= Brexit 50p coin =

Commemorative coin

The Brexit 50p coin is a commemorative fifty-pence British coin that was originally struck to mark the planned withdrawal of the United Kingdom from the European Union on 31 October 2019. The minting of the Brexit coin was ordered by Sajid Javid. A total of 10 million Brexit coins, each stamped with the date 31 October 2019, were planned to be minted. In late October 2019, with increasing doubts that Brexit would actually happen on that date, the minting of the coins was "paused".
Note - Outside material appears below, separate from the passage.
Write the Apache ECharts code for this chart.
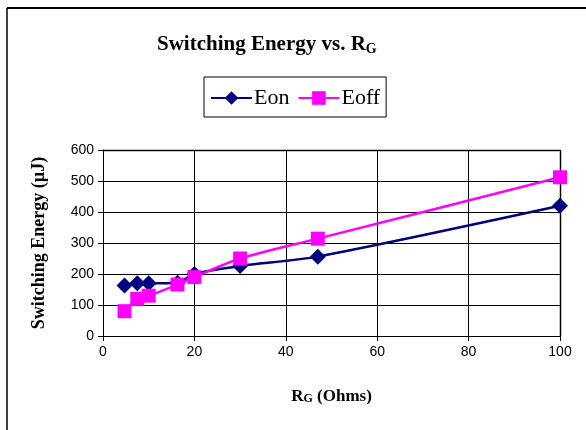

In late October 2019 it was announced that the coins would be recycled as the United Kingdom would not in fact leave the European Union as planned on 31 October 2019. A Treasury spokesman said that a coin to mark Brexit would still be produced but that it would enter circulation after the UK had left the EU.

==Relaunch==
In December 2019 a new Brexit 50p coin was announced after the Conservative Party victory in the general election. Gold and silver versions of the coins were announced for collectors. In January 2020 Downing Street announced that the coins would start entering circulation on 31 January 2020.

The coin is inscribed with the slogan "Peace, prosperity and friendship with all nations", inspired by Thomas Jefferson's first presidential inaugural address. The quotation proved controversial for non-Brexit-related reasons, such as the lack of an Oxford comma, over which Philip Pullman called for a boycott of the coin.